Da gennaio sono stati rilasciati più di 6mila prigionieri politici per tentare di promuovere il dialogo e la stabilità nel paese, ma questo non è bastato per placare le manifestazioni, nella capitale Addis Abeba, da parte di chi chiede la scarcerazione di tutti i dissidenti.
“Considero le mie dimissioni vitali nel tentativo di portare avanti riforme che portino alla pace e ad una democrazia sostenibile”, ha dichiarato l’ex premier Desalegn.
Agli occhi di alcuni osservatori, le dimissioni di Desalegn sono il risultato della mancata volontà del governo di affrontare il malcontento di una larga parte del popolo etiope.
Le popolazioni di Amhara e Oromo, che formano due dei più grandi gruppi etnici etiopi, da lungo tempo lamentano di non essere rappresentate dal governo, chiedendo una maggiore autonomia.
“L’ultimo stato di emergenza in Etiopia, il secondo in due anni, è una conseguenza di repressioni durate a lungo, e sempre più insostenibili”, ha detto a Newsweek Jeffrey Smith, direttore esecutivo dell’associazione Vanguard Africa.

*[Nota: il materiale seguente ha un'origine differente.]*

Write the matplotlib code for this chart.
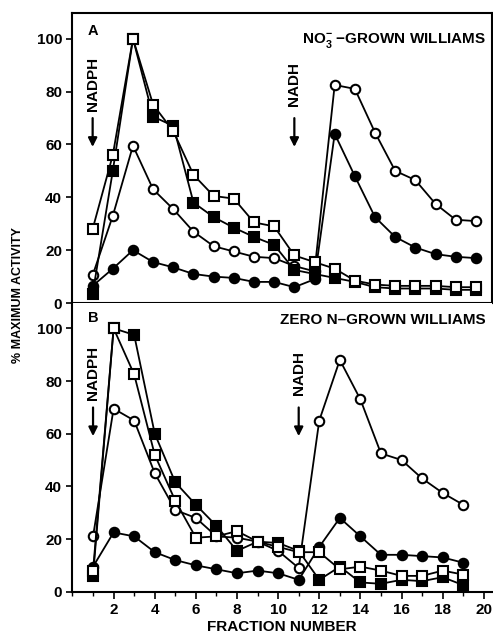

Le proteste sono iniziate ad Oromia alla fine del 2015, con gli agricoltori preoccupati per la volontà di aumentare le dimensioni del territorio di Addis Abeba, con conseguenti sgomberi forzati e perdita di terreni agricoli.
Le manifestazioni si sono poi diffuse nella regione di Amhara.
Le agitazioni sono proseguite per tutto il 2016, con il governo che ha dichiarato uno stato di emergenza di sei mesi per affrontare i disordini, prorogato ulteriormente di quattro mesi a marzo 2017.
Il governo è stato accusato di usare lo stato di emergenza per reprimere le proteste, limitando le libertà e bandendo alcuni media, come quelli di Oromia.
La reazione dello stato ai disordini ha provocato la morte di almeno 669 persone, una cifra confermata dal governo in un rapporto pubblicato ad aprile 2017.
Il 19 febbraio 2018 è stato implementato lo stato di emergenza.
Secondo il governo queste misure sono necessarie per garantire la libertà di movimento e i diritti dei cittadini, impegnandosi a proteggere le imprese e le istituzioni pubbliche e ad assicurare il rispetto dei diritti umani.
Lo stato di emergenza non ha tuttavia impedito al popolo etiope di manifestare e scendere in piazza.
Secondo i media locali, il 19 febbraio aziende e edifici pubblici sono rimasti chiusi per via di uno sciopero avvenuto nella città di Gondar, nello stato di Amhara.
“Sembra poco giustificato un altro stato di emergenza e rischia di far precipitare l’Etiopia in ulteriori crisi”, ha detto a Newsweek Felix Horne, dell’Etiopia and Eritrea Researcher presso Human Rights Watch.
“Uno stato di emergenza, che comporta l’ulteriore restringimento dello spazio politico, porterà solo a maggiori rimostranze e più rabbia da parte dei cittadini”, ha detto Horne.